§ GIVEN MATERIAL
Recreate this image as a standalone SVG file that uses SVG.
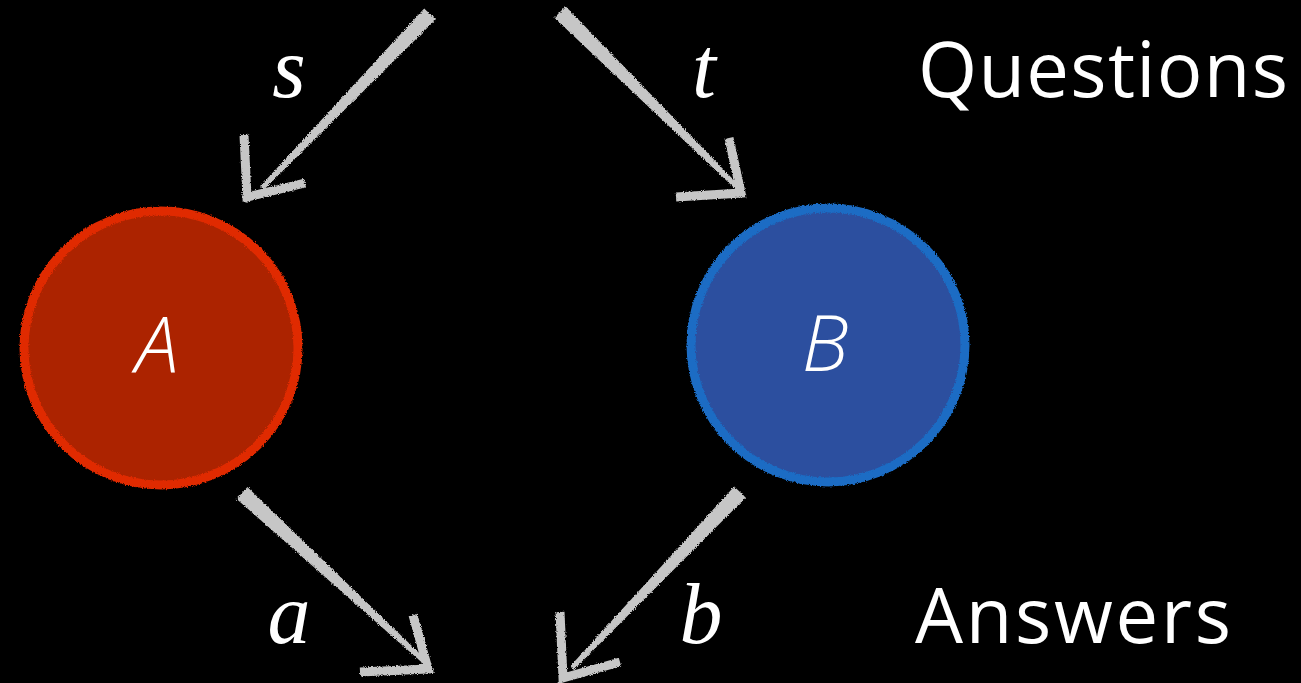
<svg xmlns="http://www.w3.org/2000/svg" width="1301" height="683" viewBox="0 0 1301 683">
<defs>
<filter id="rough" x="-10%" y="-10%" width="120%" height="120%">
<feTurbulence type="fractalNoise" baseFrequency="0.9" numOctaves="2" seed="3" result="n"/>
<feDisplacementMap in="SourceGraphic" in2="n" scale="3.5" xChannelSelector="R" yChannelSelector="G"/>
</filter>
<style>
.shaft{fill:#c6c6c6;filter:url(#rough)}
.head{fill:none;stroke:#c6c6c6;stroke-width:9;stroke-linejoin:miter;filter:url(#rough)}
.var{font-family:"Liberation Serif",serif;font-style:italic;font-size:86px;fill:#fff;text-anchor:middle}
.node{font-family:"Open Sans","DejaVu Sans",sans-serif;font-style:italic;font-weight:300;font-size:78px;fill:#fff;text-anchor:middle}
.lbl{font-family:"Open Sans","DejaVu Sans",sans-serif;font-size:76px;fill:#fff}
</style>
</defs>
<rect width="1301" height="683" fill="#000"/>
<g id="connectors">
<g id="arrow-s">
<polygon class="shaft" points="424.2,8.4 435.8,19.6 263.8,189.7 260.2,186.3"/>
<polyline class="head" points="244,135 247,197 305,183"/>
</g>
<g id="arrow-t">
<polygon class="shaft" points="554.4,17.7 565.6,6.3 739.8,186.2 736.2,189.8"/>
<polyline class="head" points="729,138 741,193 676,197"/>
</g>
<g id="arrow-a">
<polygon class="shaft" points="236.6,498.9 247.4,487.1 426.7,660.2 423.3,663.8"/>
<polyline class="head" points="413,615 428,669 360,672"/>
</g>
<g id="arrow-b">
<polygon class="shaft" points="734.2,486.5 745.8,497.5 573.8,669.7 570.2,666.3"/>
<polyline class="head" points="560,612 563,678 620,662"/>
</g>
</g>
<g id="node-A">
<circle cx="161" cy="348" r="137" fill="#ac2300"/>
<circle cx="161" cy="348" r="137" fill="none" stroke="#e02a00" stroke-width="9" filter="url(#rough)"/>
<text class="node" x="157" y="373">A</text>
</g>
<g id="node-B">
<circle cx="828" cy="345" r="137" fill="#2c4f9f"/>
<circle cx="828" cy="345" r="137" fill="none" stroke="#1a6cc4" stroke-width="9" filter="url(#rough)"/>
<text class="node" x="825" y="371">B</text>
</g>
<g id="labels">
<text class="var" x="289" y="97">s</text>
<text class="var" x="704" y="97">t</text>
<text class="var" x="289" y="643">a</text>
<text class="var" x="701" y="643">b</text>
<text class="lbl" x="918" y="97" textLength="370" lengthAdjust="spacing">Questions</text>
<text class="lbl" x="915" y="643" textLength="316" lengthAdjust="spacing">Answers</text>
</g>
</svg>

§ EXERCISE OBJECTIVE
Reproduce each line exactly, please, except for any pictures.

§ RESULT OF THIS TASK
Recreate this image as a standalone SVG file that uses SVG.
<svg xmlns="http://www.w3.org/2000/svg" width="1301" height="683" viewBox="0 0 1301 683">
<defs>
<filter id="rough" x="-10%" y="-10%" width="120%" height="120%">
<feTurbulence type="fractalNoise" baseFrequency="0.9" numOctaves="2" seed="3" result="n"/>
<feDisplacementMap in="SourceGraphic" in2="n" scale="3.5" xChannelSelector="R" yChannelSelector="G"/>
</filter>
<style>
.shaft{fill:#c6c6c6;filter:url(#rough)}
.head{fill:none;stroke:#c6c6c6;stroke-width:9;stroke-linejoin:miter;filter:url(#rough)}
.var{font-family:"Liberation Serif",serif;font-style:italic;font-size:86px;fill:#fff;text-anchor:middle}
.node{font-family:"Open Sans","DejaVu Sans",sans-serif;font-style:italic;font-weight:300;font-size:78px;fill:#fff;text-anchor:middle}
.lbl{font-family:"Open Sans","DejaVu Sans",sans-serif;font-size:76px;fill:#fff}
</style>
</defs>
<rect width="1301" height="683" fill="#000"/>
<g id="connectors">
<g id="arrow-s">
<polygon class="shaft" points="424.2,8.4 435.8,19.6 263.8,189.7 260.2,186.3"/>
<polyline class="head" points="244,135 247,197 305,183"/>
</g>
<g id="arrow-t">
<polygon class="shaft" points="554.4,17.7 565.6,6.3 739.8,186.2 736.2,189.8"/>
<polyline class="head" points="729,138 741,193 676,197"/>
</g>
<g id="arrow-a">
<polygon class="shaft" points="236.6,498.9 247.4,487.1 426.7,660.2 423.3,663.8"/>
<polyline class="head" points="413,615 428,669 360,672"/>
</g>
<g id="arrow-b">
<polygon class="shaft" points="734.2,486.5 745.8,497.5 573.8,669.7 570.2,666.3"/>
<polyline class="head" points="560,612 563,678 620,662"/>
</g>
</g>
<g id="node-A">
<circle cx="161" cy="348" r="137" fill="#ac2300"/>
<circle cx="161" cy="348" r="137" fill="none" stroke="#e02a00" stroke-width="9" filter="url(#rough)"/>
<text class="node" x="157" y="373">A</text>
</g>
<g id="node-B">
<circle cx="828" cy="345" r="137" fill="#2c4f9f"/>
<circle cx="828" cy="345" r="137" fill="none" stroke="#1a6cc4" stroke-width="9" filter="url(#rough)"/>
<text class="node" x="825" y="371">B</text>
</g>
<g id="labels">
<text class="var" x="289" y="97">s</text>
<text class="var" x="704" y="97">t</text>
<text class="var" x="289" y="643">a</text>
<text class="var" x="701" y="643">b</text>
<text class="lbl" x="918" y="97" textLength="370" lengthAdjust="spacing">Questions</text>
<text class="lbl" x="915" y="643" textLength="316" lengthAdjust="spacing">Answers</text>
</g>
</svg>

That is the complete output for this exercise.